The Netherlands and Belgium have blocked the signing, demanding first the arrest and transfer to a U.N. tribunal in the Hague of a key war crimes suspect believed to be hiding in Serbia.
"All efforts should be made to see if we can finalise that (agreement) before May 10 and 11," Solana said. "We have to make all the efforts to extend our hand to the Serbian people."
Anti-Western feeling has grown in Serbia since February's Western-backed secession of Kosovo, the Albanian-majority province under United Nations stewardship since 1999.
Polls suggest a neck-and-neck election race between the pro-Western Democratic Party and the nationalist Radicals.
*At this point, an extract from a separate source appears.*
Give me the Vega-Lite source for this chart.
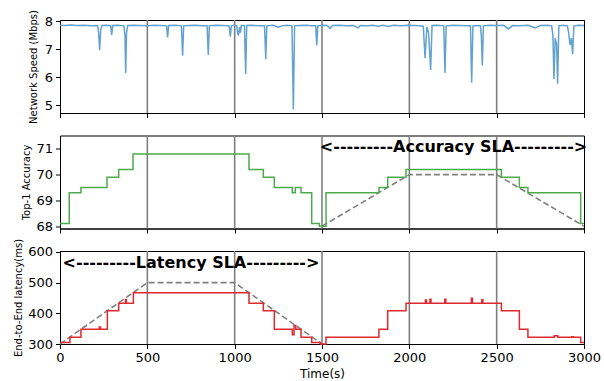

A fragile coalition of the Democrats, led by Tadic, and the nationalists of Prime Minister Vojislav Kostunica, collapsed in March over whether Serbia should pursue EU membership despite the bloc's backing of Kosovo's secession.
EU foreign ministers, who see Serbian EU membership as vital to security in the Balkans, vowed 10 days ago to find ways to boost Serbia's pro-European camp ahead of the elections.
"CREATIVE"?
Even the Netherlands, which has vowed to block the signing of the SAA until Belgrade hands over former Bosnian Serb military chief Ratko Mladic, said it would be "creative" in helping Serbia move closer to the EU.
Solana said everyone in the European Union wanted to see Mladic in the Hague and the best way to ensure that was to encourage moderate forces over the ultranationalist Radicals led by Tomislav Nikolic, whom Tadic narrowly defeated in January.
"At the end of the day, if Nikolic wins the elections we will never have that," Solana said.
"The situation is exceptional and in an exceptional situation we have to be flexible ... I respect the other positions naturally, but I think it would be a good decision if we move on with the SAA."
Diplomats say other EU ministers have put strong pressure on the Dutch and Belgians to lift their veto on signing the SAA.
In recent weeks the EU has also dangled the prospect of visa-free travel for Serbs, as well as an interim deal on an SAA that was promptly rejected by Kostunica.